The problem was a variation of the Find the most closest common ancestor of a tree but with a twist. The tree was much graph-like i.e. child nodes could be connected. Example:

     A   
   /  
  B 
  | \ 
  C  E  
  |  |  
  D  F  
  \  /  
   G   

In this case given this tree and the nodes F and D the resulting closest common ansestor would be B. The second twist was that the tree was presented as an array. The method to implement had the following input:
public String getCA(String[] nodes, String[][] parentNodes, String targetNode1, String targetNode2)
In this example nodes = {"G", "F", "E", "D", "C", "B", "A"} and parentNodes = {{"F","D"},{"E"}, {"B"}, {"C"}, {"B"}, {"A"}, null}
Essentially for nodes[i] the parent(s) is parentNodes[i].
To be honest I panicked completely (was already pretty nervous) and took me really really long time to figure out an answer.
Although I think this is solved recursively I somehow came up with an iterative solution which as far as I can tell works:I push nodes in queue and go up the path first for the first target node and then the second node. Once I find an already encountered node I consider it as the solution (have added comments to clear things up).
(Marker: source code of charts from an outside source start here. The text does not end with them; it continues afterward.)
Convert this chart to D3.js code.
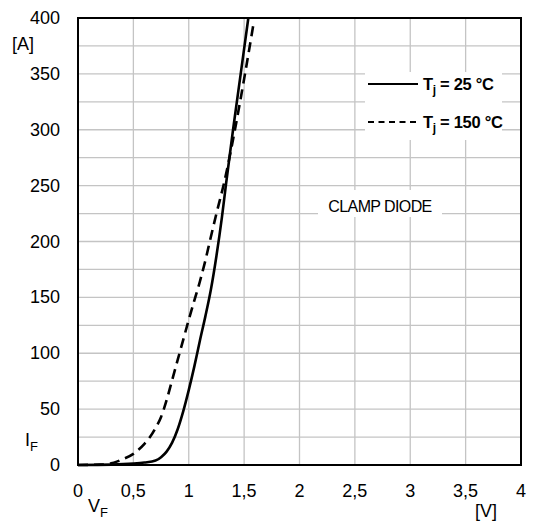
<!DOCTYPE html>
<html>
<head>
<meta charset="utf-8">
<script src="https://cdn.jsdelivr.net/npm/d3@7"></script>
<style>
body { margin: 0; background: #fff; }
svg { display: block; font-family: "Liberation Sans", Arial, sans-serif; }
</style>
</head>
<body>
<svg width="535" height="524"></svg>
<script>
// forward characteristic
var xTicks = [0, 0.5, 1, 1.5, 2, 2.5, 3, 3.5, 4];
var yTicks = [0, 50, 100, 150, 200, 250, 300, 350, 400];
var yGrid = d3.range(0, 401, 25);

var v25 = [0, 0.3, 0.5, 0.6, 0.7, 0.75, 0.8, 0.85, 0.9, 0.95, 1.0, 1.05, 1.1, 1.15, 1.2, 1.25, 1.3, 1.336, 1.4, 1.469, 1.538];
var i25 = [0, 0.3, 1.2, 2.2, 4, 7, 12, 20, 32, 48, 67, 88, 111, 133, 157, 187, 222, 251, 300, 350, 400];

var v150 = [0, 0.2, 0.3, 0.35, 0.4, 0.5, 0.6, 0.65, 0.7, 0.75, 0.8, 0.85, 0.9, 0.95, 1.0, 1.05, 1.1, 1.15, 1.19, 1.25, 1.318, 1.417, 1.508, 1.585];
var i150 = [0, 0.3, 1.5, 3, 5, 10, 19, 25, 33, 43, 58, 76, 94, 112, 130, 147, 164, 183, 200, 225, 252, 300, 350, 395];

var svg = d3.select("svg"),
	margin = {top: 18, right: 14, bottom: 59, left: 78},
	width = +svg.attr("width") - margin.left - margin.right,
	height = +svg.attr("height") - margin.top - margin.bottom,
	g = svg.append("g").attr("transform", "translate(" + margin.left + "," + margin.top + ")");

var x = d3.scaleLinear().domain([0, 4]).range([0, width]);
var y = d3.scaleLinear().domain([0, 400]).range([height, 0]);

// grid
g.append("g")
	.selectAll("line.v")
	.data(xTicks)
	.enter().append("line")
	.attr("x1", function(d) { return x(d); })
	.attr("x2", function(d) { return x(d); })
	.attr("y1", 0).attr("y2", height)
	.attr("stroke", "#c4c4c4").attr("stroke-width", 1.3);
g.append("g")
	.selectAll("line.h")
	.data(yGrid)
	.enter().append("line")
	.attr("y1", function(d) { return y(d); })
	.attr("y2", function(d) { return y(d); })
	.attr("x1", 0).attr("x2", width)
	.attr("stroke", "#c4c4c4").attr("stroke-width", 1.3);

// white boxes behind legend and label
g.append("rect").attr("x", 365 - margin.left).attr("y", 72 - margin.top)
	.attr("width", 137).attr("height", 68).attr("fill", "#fff");
g.append("rect").attr("x", 318 - margin.left).attr("y", 190 - margin.top)
	.attr("width", 124).attr("height", 27).attr("fill", "#fff");

var line = d3.line()
	.x(function(d) { return x(d[0]); })
	.y(function(d) { return y(d[1]); })
	.curve(d3.curveMonotoneX);

g.append("path")
	.datum(d3.zip(v150, i150))
	.attr("d", line)
	.attr("fill", "none")
	.attr("stroke", "#000")
	.attr("stroke-width", 2.6)
	.attr("stroke-dasharray", "10,6");

g.append("path")
	.datum(d3.zip(v25, i25))
	.attr("d", line)
	.attr("fill", "none")
	.attr("stroke", "#000")
	.attr("stroke-width", 2.6);

// frame
g.append("rect")
	.attr("width", width).attr("height", height)
	.attr("fill", "none").attr("stroke", "#000").attr("stroke-width", 2);

// tick labels
g.append("g")
	.selectAll("text")
	.data(xTicks)
	.enter().append("text")
	.attr("x", function(d) { return x(d); })
	.attr("y", 497 - margin.top)
	.attr("text-anchor", "middle")
	.attr("font-size", 18)
	.text(function(d) { return String(d).replace(".", ","); });
g.append("g")
	.selectAll("text")
	.data(yTicks)
	.enter().append("text")
	.attr("x", 60 - margin.left)
	.attr("y", function(d) { return y(d) + 6; })
	.attr("text-anchor", "end")
	.attr("font-size", 18)
	.text(function(d) { return d; });

// units and axis names
svg.append("text").attr("x", 12).attr("y", 50).attr("font-size", 18).text("[A]");
svg.append("text").attr("x", 475).attr("y", 517).attr("font-size", 18).text("[V]");
var iF = svg.append("text").attr("x", 25).attr("y", 446).attr("font-size", 18);
iF.append("tspan").text("I");
iF.append("tspan").attr("font-size", 13).attr("dy", 5).text("F");
var vF = svg.append("text").attr("x", 88).attr("y", 512).attr("font-size", 18);
vF.append("tspan").text("V");
vF.append("tspan").attr("font-size", 13).attr("dy", 5).text("F");

// legend
var legend = [
	{y: 84, dash: null, label: "25 °C"},
	{y: 122, dash: "6,4.5", label: "150 °C"}
];
legend.forEach(function(l) {
	svg.append("line")
		.attr("x1", 368).attr("x2", 418)
		.attr("y1", l.y).attr("y2", l.y)
		.attr("stroke", "#000").attr("stroke-width", 2)
		.attr("stroke-dasharray", l.dash);
	var t = svg.append("text")
		.attr("x", 423).attr("y", l.y + 6)
		.attr("font-size", 16.5).attr("font-weight", "bold")
		.attr("letter-spacing", -0.3);
	t.append("tspan").text("T");
	t.append("tspan").attr("font-size", 12).attr("dy", 4).text("j");
	t.append("tspan").attr("dy", -4).text(" = " + l.label);
});

svg.append("text")
	.attr("x", 380).attr("y", 212)
	.attr("text-anchor", "middle")
	.attr("font-size", 16)
	.attr("letter-spacing", -0.6)
	.text("CLAMP DIODE");
</script>
</body>
</html>
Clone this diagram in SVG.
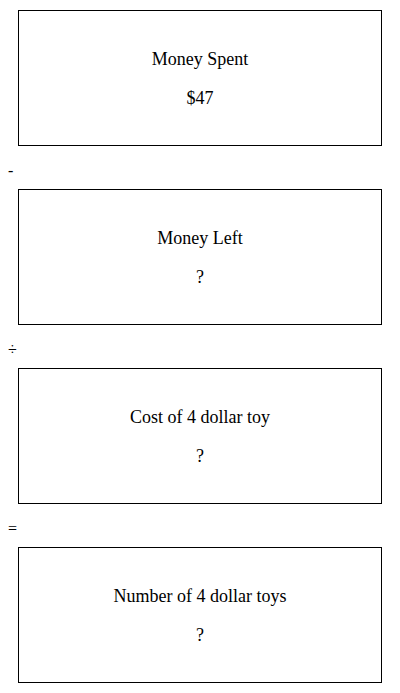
<svg xmlns="http://www.w3.org/2000/svg" width="400" height="693" viewBox="0 0 400 693">
<style>
.box{fill:#fff;stroke:#000;stroke-width:1}
.t{font-family:"Liberation Serif","Times New Roman",serif;font-size:18px;fill:#000;text-anchor:middle}
.op{font-family:"Liberation Serif","Times New Roman",serif;font-size:16px;fill:#000}
</style>
<rect width="400" height="693" fill="#fff"/>
<g id="node1">
<rect class="box" x="18.5" y="10.5" width="363" height="135"/>
<text class="t" x="200" y="65">Money Spent</text>
<text class="t" x="200" y="104">$47</text>
</g>
<g id="node2">
<rect class="box" x="18.5" y="189.5" width="363" height="135"/>
<text class="t" x="200" y="244">Money Left</text>
<text class="t" x="200" y="283">?</text>
</g>
<g id="node3">
<rect class="box" x="18.5" y="368.5" width="363" height="135"/>
<text class="t" x="200" y="423">Cost of 4 dollar toy</text>
<text class="t" x="200" y="462">?</text>
</g>
<g id="node4">
<rect class="box" x="18.5" y="547.5" width="363" height="135"/>
<text class="t" x="200" y="602">Number of 4 dollar toys</text>
<text class="t" x="200" y="641">?</text>
</g>
<g id="connectors">
<text class="op" x="8" y="176">-</text>
<text class="op" x="8" y="355">÷</text>
<text class="op" x="8" y="534">=</text>
</g>
</svg>
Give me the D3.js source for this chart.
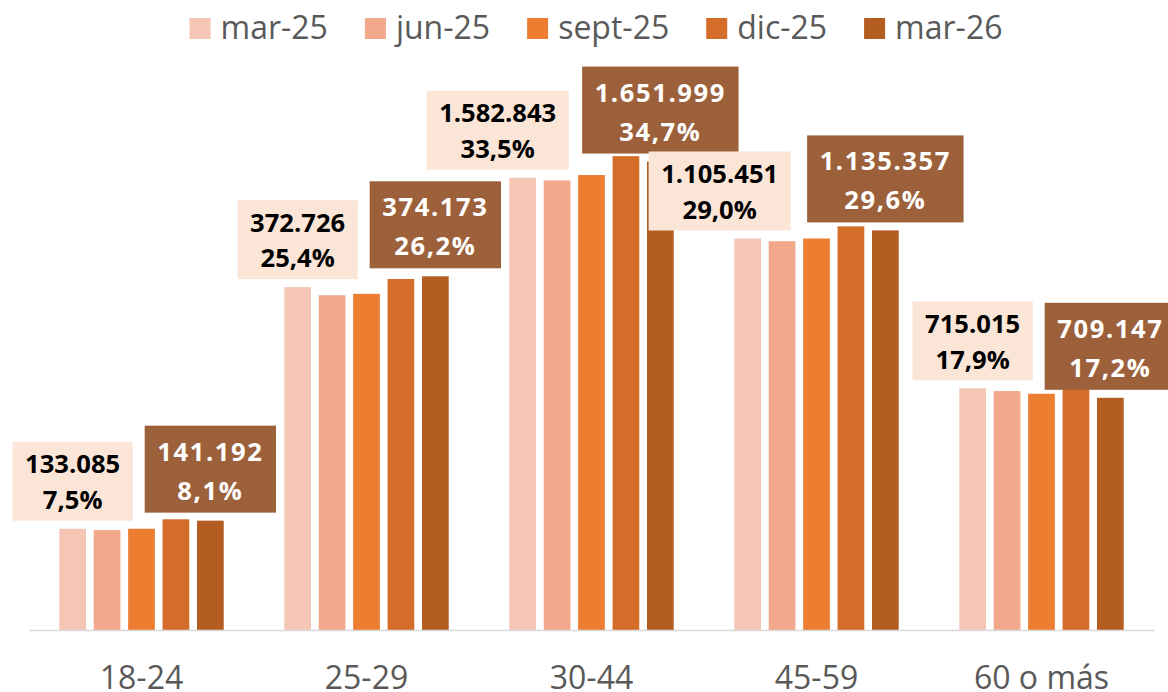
<!DOCTYPE html>
<html>
<head>
<meta charset="utf-8">
<script src="https://cdn.jsdelivr.net/npm/d3@7"></script>
<style>
  body { margin: 0; background: #fff; }
  #chart-container { width: 1168px; height: 692px; }
  text { font-family: "Open Sans", sans-serif; }
</style>
</head>
<body>
<div id="chart-container"></div>
<script>
// Age groups and survey dates
const categories = ["18-24", "25-29", "30-44", "45-59", "60 o más"];
const seriesNames = ["mar-25", "jun-25", "sept-25", "dic-25", "mar-26"];

// Share of each age group (%)
const mar25 = [7.5, 25.4, 33.5, 29.0, 17.9];
const jun25 = [7.4, 24.8, 33.3, 28.8, 17.7];
const sept25 = [7.5, 24.9, 33.7, 29.0, 17.5];
const dic25 = [8.2, 26.0, 35.1, 29.9, 18.0];
const mar26 = [8.1, 26.2, 34.7, 29.6, 17.2];

// Absolute counts shown in the labels (first and last date only)
const countsMar25 = [133085, 372726, 1582843, 1105451, 715015];
const countsMar26 = [141192, 374173, 1651999, 1135357, 709147];

const seriesValues = [mar25, jun25, sept25, dic25, mar26];
const colors = ["#F5C6B6", "#F2A88A", "#ED7D31", "#D46C2A", "#B45D22"];

// manual nudges for labels that were moved in the original chart
const lightLabelShift = { "30-44": -25, "45-59": -28 };

const es = d3.formatLocale({ decimal: ",", thousands: ".", grouping: [3], currency: ["", "€"] });
const fmtInt = es.format(",d");
const fmtPct = es.format(".1f");

const width = 1168, height = 692;
const svg = d3.select("#chart-container").append("svg")
    .attr("width", width)
    .attr("height", height);

const x0 = d3.scaleBand()
    .domain(categories)
    .range([29, 1154])
    .paddingInner(0.235)
    .paddingOuter(0.1175);

const x1 = d3.scaleBand()
    .domain(seriesNames)
    .range([0, x0.bandwidth()])
    .paddingInner(0.224)
    .paddingOuter(0.112);

const y = d3.scaleLinear()
    .domain([0, 40])
    .range([630, 90]);

// Legend
const legend = svg.append("g").attr("class", "legend");
let lx = 0;
seriesNames.forEach((name, i) => {
    const item = legend.append("g").attr("transform", `translate(${lx},0)`);
    item.append("rect")
        .attr("x", 0).attr("y", 18)
        .attr("width", 21).attr("height", 21)
        .attr("fill", colors[i]);
    const t = item.append("text")
        .attr("x", 31).attr("y", 39)
        .style("font-size", "32px")
        .attr("fill", "#595959")
        .text(name);
    lx += 31 + t.node().getComputedTextLength() + 37;
});
const legendW = lx - 37;
legend.attr("transform", `translate(${596 - legendW / 2},0)`);

// Bars
const groups = svg.append("g").selectAll("g")
    .data(categories)
    .join("g")
    .attr("transform", d => `translate(${x0(d)},0)`);

groups.selectAll("rect")
    .data((c, ci) => seriesNames.map((s, si) => ({ s, si, v: seriesValues[si][ci] })))
    .join("rect")
    .attr("x", d => x1(d.s))
    .attr("y", d => y(d.v))
    .attr("width", x1.bandwidth())
    .attr("height", d => y(0) - y(d.v))
    .attr("fill", d => colors[d.si]);

// Category axis
const axis = svg.append("g")
    .attr("transform", `translate(0,${y(0)})`)
    .call(d3.axisBottom(x0).tickSize(0).tickPadding(36).tickSizeOuter(0));
axis.select(".domain").attr("stroke", "#D9D9D9").attr("stroke-width", 1.5);
axis.selectAll("text")
    .style("font-family", "'Open Sans', sans-serif")
    .style("font-size", "32px")
    .attr("fill", "#595959");

// Data labels
const labels = svg.append("g");

function addLabel(ci, si, count, dark) {
    const c = categories[ci];
    const shift = dark ? 0 : (lightLabelShift[c] || 0);
    const cx = x0(c) + x1(seriesNames[si]) + x1.bandwidth() / 2 + shift;
    const boxH = dark ? 87 : 79;
    const top = y(seriesValues[si][ci]) - 8 - boxH;
    const g = labels.append("g");
    const box = g.append("rect").attr("fill", dark ? "#9C613B" : "#FBE5D6");
    const lines = [fmtInt(count), fmtPct(seriesValues[si][ci]) + "%"];
    const offsets = dark ? [35, 74] : [31.7, 67.3];
    let maxW = 0;
    lines.forEach((line, k) => {
        const t = g.append("text")
            .attr("x", cx)
            .attr("y", top + offsets[k])
            .attr("text-anchor", "middle")
            .style("font-size", "25.6px")
            .style("font-weight", "bold")
            .style("letter-spacing", dark ? "1.6px" : "0px")
            .attr("fill", dark ? "#FFFFFF" : "#000000")
            .text(line);
        maxW = Math.max(maxW, t.node().getBBox().width);
    });
    const boxW = maxW + 25;
    box.attr("x", cx - boxW / 2).attr("y", top)
        .attr("width", boxW).attr("height", boxH);
}

categories.forEach((c, ci) => {
    addLabel(ci, 0, countsMar25[ci], false);
    addLabel(ci, 4, countsMar26[ci], true);
});
</script>
</body>
</html>
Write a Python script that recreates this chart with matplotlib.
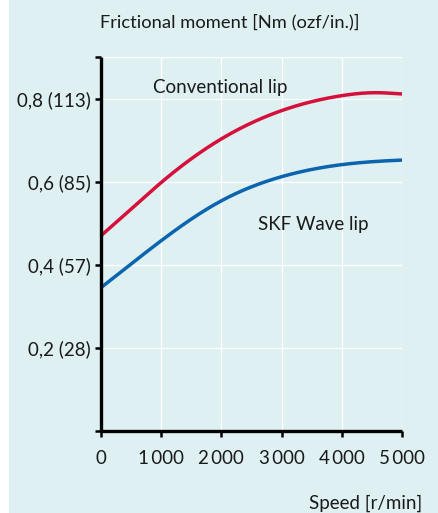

public String getCA(String[] nodes, String[][] parentNodes, String targetNode1, String targetNode2) {  
        if(nodes == null || parentNodes == null){  
            throw new IllegalArgumentException();  
        }  

        Map<String, String[]> map = new HashMap<String, String[]>();  
        for(int i = 0; i < nodes.length; i++){  
            map.put(nodes[i], parentNodes[i]);  
        }  
        //These are the parents visited as we go up  
        Set<String> parentsSeen = new HashSet<String>();  
        parentsSeen.add(targetNode1);  

        Queue<String> path = new LinkedList<String>();  
        String[] parents = map.get(targetNode1);  
        //The root is the common parent  
        if(parents == null){  
            return targetNode1;  
        }   

        //Build the path up  
        for(String parent:parents){  
            path.add(parent);  
        }  
        while(!path.isEmpty()){  
            String currentParent = path.remove();  
            parentsSeen.add(currentParent);  
            parents = map.get(currentParent);  
            if(parents == null){  
                continue;   
            }  
            for(String parent:parents){  
                path.add(parent);  
            }  
        }  

        parents = map.get(targetNode2);  
        //It is the root, so it is the common parent  
        if(parents == null){  
            return targetNode2;  
        }  
        //Start going up for the targetNode2. The first parent that we have already visited is the common parent  
        for(String parent:parents){  
            if(parentsSeen.contains(parent)){  
                return parent;  
            }  
            path.add(parent);  
        }  

        while(!path.isEmpty()){  
            String currentParent = path.remove();  
            if(parentsSeen.contains(currentParent)){  
                return currentParent;  
            }             
            parents = map.get(currentParent);  
            if(parents == null){  
                continue;  
            }  
            for(String parent:parents){  
                path.add(parent);  
            }  
        }  
        return null;            
    }

I did not get a move forward call. Now due to the fact that I am "self-taught" I would be interested to understand how I messed up here. Due to the fact that this is technical issue, I believe it is not subjective matter and hopefully I could get help here from experienced people.
So as collegue programmers how would you handle the problem and how do you evaluate my solution? What do I need to do to improve my skills?
You can be as straightforward as you possible. As long as I can understand what went wrong and learn I am satisfied

like image 677
Cratylus Avatar asked Aug 27 '12 19:08

Cratylus


5 Answers

It's not even clear to me what "most closest" means here. Consider the following graph:

    I
   /\
  /  \
 /    \
H      E
|\    /|
| \  / |
G  \/  D
|  /\  |
| /  F C
|/    \|
A      B

Here there are 2 common ancestors of A and B, H and E. H is distance 2 from both A and B. E is distance 1 from A but distance 3 from B. Which do I choose?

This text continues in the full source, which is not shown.